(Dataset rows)
——————————

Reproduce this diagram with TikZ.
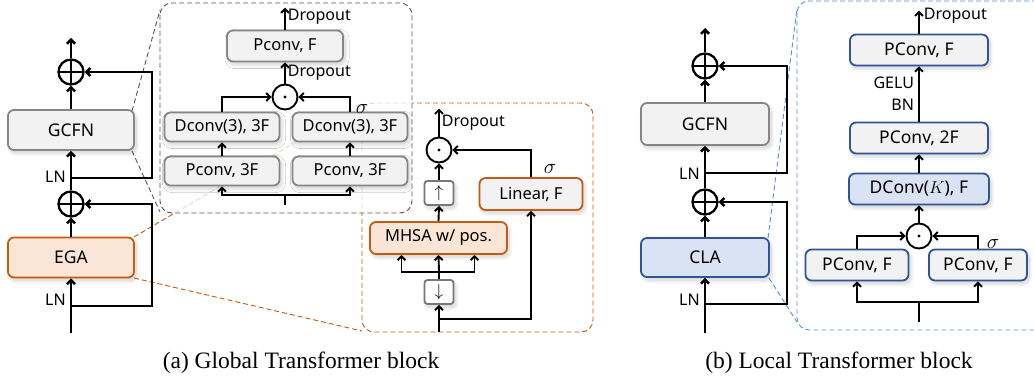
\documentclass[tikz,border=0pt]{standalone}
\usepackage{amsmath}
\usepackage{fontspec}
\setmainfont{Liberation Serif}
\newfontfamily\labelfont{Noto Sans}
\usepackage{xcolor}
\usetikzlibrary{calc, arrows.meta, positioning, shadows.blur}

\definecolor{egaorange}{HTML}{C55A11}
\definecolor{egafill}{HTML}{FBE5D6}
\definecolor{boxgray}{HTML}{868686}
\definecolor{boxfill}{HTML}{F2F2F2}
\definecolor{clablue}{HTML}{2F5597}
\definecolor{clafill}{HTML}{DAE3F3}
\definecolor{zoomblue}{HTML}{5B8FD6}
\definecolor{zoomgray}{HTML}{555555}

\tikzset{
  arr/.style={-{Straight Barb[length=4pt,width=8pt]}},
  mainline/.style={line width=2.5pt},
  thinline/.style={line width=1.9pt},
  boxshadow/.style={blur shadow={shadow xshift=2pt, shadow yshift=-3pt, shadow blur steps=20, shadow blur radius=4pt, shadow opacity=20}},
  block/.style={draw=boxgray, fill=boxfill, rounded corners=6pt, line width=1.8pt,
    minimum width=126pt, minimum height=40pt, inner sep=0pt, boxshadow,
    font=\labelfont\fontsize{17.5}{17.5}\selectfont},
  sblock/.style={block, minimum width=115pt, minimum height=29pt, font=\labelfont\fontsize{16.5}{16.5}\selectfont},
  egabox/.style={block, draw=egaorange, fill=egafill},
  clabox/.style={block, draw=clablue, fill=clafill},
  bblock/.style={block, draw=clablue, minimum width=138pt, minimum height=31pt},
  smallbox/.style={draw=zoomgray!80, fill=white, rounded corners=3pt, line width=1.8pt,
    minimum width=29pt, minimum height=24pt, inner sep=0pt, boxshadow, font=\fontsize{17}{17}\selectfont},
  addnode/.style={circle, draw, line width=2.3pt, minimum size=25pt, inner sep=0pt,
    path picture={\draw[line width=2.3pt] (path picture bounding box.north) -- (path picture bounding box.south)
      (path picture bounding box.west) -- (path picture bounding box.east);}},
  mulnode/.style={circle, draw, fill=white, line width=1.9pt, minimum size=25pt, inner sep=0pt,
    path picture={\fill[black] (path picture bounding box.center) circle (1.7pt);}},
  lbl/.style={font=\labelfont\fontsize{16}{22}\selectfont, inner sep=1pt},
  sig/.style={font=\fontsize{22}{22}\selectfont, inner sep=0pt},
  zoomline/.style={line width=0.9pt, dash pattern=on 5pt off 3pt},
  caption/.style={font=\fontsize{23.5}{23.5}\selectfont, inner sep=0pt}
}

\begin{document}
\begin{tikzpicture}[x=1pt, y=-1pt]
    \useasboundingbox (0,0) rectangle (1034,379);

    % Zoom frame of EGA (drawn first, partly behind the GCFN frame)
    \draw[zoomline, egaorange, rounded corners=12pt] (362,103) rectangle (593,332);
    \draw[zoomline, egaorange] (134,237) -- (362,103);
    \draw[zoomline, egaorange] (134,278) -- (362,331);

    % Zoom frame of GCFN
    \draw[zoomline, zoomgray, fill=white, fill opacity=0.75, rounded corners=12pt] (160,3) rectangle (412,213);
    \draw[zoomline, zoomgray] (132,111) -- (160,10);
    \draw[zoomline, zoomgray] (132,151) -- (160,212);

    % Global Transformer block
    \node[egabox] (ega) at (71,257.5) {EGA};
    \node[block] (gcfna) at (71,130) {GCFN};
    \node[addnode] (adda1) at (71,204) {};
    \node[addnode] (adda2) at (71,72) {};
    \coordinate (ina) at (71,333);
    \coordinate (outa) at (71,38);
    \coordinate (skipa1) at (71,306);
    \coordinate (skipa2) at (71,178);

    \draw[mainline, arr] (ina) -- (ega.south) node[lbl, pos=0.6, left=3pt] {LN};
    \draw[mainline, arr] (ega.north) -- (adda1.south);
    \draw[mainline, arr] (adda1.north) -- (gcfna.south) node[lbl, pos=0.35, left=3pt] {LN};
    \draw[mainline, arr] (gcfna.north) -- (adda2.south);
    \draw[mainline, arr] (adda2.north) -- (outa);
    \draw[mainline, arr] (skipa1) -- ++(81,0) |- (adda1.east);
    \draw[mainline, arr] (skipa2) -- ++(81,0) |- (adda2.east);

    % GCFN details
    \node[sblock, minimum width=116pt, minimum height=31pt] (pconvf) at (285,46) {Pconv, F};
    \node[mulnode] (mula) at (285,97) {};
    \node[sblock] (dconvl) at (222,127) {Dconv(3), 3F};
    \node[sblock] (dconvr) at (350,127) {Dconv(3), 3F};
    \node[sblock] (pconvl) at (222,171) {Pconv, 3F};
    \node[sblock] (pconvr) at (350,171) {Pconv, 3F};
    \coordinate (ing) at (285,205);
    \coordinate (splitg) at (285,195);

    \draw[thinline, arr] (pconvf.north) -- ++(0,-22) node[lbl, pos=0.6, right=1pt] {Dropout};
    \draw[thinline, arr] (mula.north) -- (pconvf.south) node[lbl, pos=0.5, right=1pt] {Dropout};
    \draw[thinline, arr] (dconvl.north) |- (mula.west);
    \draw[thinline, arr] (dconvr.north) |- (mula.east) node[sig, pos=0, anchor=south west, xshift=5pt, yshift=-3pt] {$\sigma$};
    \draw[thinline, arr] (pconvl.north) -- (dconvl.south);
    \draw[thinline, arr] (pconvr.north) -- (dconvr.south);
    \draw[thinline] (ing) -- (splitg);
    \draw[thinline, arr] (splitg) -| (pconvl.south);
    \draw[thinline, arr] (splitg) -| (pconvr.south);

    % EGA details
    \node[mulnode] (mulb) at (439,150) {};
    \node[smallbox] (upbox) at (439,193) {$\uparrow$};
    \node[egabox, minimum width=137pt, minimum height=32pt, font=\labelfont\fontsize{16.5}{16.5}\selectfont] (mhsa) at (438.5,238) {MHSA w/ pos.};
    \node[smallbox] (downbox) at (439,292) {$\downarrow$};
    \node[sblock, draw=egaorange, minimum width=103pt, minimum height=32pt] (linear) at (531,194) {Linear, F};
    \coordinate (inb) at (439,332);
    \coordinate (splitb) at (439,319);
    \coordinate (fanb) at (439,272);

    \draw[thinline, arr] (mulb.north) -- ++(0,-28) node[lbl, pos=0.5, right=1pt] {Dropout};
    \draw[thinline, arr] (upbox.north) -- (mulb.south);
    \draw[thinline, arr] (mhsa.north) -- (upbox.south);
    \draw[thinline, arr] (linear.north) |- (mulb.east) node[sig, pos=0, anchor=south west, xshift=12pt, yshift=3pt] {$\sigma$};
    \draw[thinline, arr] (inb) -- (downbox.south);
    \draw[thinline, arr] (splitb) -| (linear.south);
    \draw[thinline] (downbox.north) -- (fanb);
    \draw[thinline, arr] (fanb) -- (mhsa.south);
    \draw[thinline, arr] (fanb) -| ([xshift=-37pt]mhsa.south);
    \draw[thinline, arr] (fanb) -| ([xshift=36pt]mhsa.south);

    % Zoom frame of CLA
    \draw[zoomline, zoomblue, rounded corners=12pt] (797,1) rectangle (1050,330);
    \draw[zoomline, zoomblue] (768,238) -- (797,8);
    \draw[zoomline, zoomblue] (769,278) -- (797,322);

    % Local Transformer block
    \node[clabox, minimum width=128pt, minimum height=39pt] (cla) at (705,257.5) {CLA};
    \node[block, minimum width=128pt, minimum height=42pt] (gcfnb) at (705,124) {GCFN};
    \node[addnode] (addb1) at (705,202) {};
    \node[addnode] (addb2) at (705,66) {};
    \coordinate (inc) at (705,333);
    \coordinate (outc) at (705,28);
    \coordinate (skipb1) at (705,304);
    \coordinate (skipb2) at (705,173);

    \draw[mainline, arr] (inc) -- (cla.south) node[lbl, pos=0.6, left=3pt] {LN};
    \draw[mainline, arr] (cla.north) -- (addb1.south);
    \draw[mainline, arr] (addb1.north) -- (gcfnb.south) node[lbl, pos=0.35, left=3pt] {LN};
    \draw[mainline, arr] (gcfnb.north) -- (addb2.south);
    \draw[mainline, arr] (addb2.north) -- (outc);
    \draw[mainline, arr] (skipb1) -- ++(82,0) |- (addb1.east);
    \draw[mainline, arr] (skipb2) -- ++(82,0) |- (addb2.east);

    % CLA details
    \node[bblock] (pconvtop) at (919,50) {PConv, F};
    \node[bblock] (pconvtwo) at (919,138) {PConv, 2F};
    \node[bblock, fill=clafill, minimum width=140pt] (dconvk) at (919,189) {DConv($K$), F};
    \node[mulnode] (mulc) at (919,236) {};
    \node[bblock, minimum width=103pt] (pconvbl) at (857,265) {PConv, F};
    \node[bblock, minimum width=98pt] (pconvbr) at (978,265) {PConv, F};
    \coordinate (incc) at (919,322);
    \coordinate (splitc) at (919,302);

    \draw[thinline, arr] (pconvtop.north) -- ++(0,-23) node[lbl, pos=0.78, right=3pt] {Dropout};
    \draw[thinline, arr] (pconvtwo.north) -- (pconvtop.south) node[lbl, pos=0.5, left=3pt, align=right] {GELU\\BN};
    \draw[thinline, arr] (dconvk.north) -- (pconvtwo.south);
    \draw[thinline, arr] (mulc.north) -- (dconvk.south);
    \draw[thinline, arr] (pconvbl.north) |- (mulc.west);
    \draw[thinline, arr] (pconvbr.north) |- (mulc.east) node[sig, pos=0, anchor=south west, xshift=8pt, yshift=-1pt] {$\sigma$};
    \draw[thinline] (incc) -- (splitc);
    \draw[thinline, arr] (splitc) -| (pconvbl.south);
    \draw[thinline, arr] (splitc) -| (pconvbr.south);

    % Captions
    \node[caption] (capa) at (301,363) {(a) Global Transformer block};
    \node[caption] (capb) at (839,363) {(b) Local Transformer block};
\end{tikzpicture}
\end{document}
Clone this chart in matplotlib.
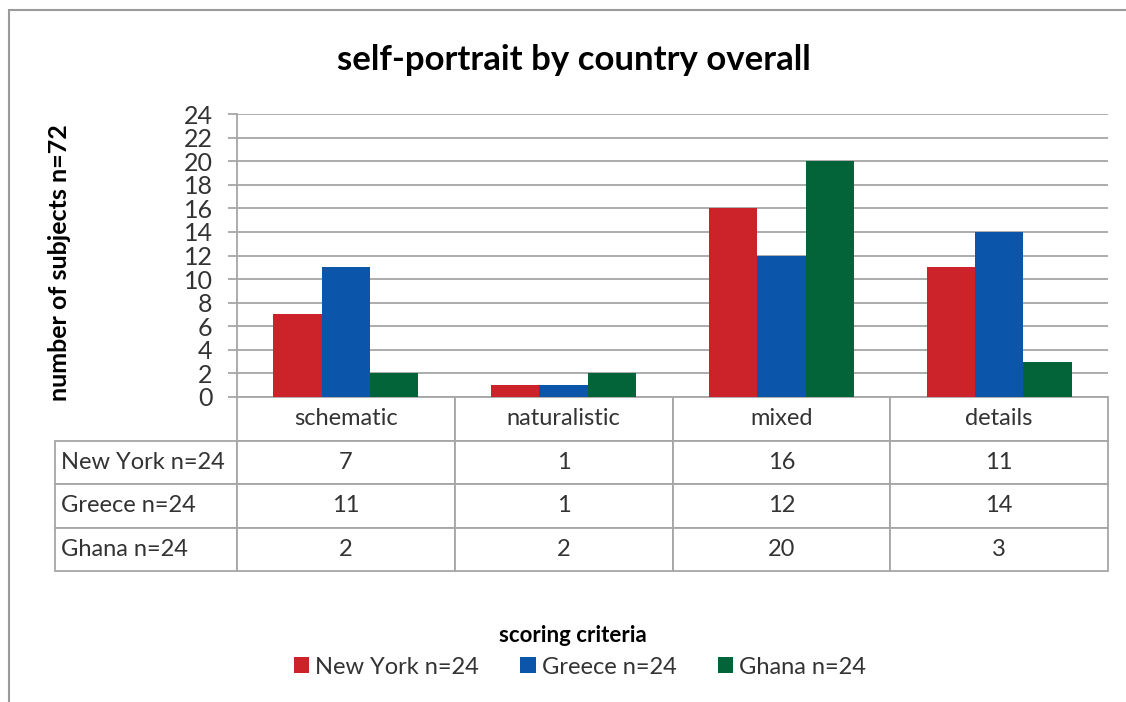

——————————

# DIRECTIONS:
From the data above, work out how many lines contain the string "this" and reply with only the number.

# RESPONSE:
2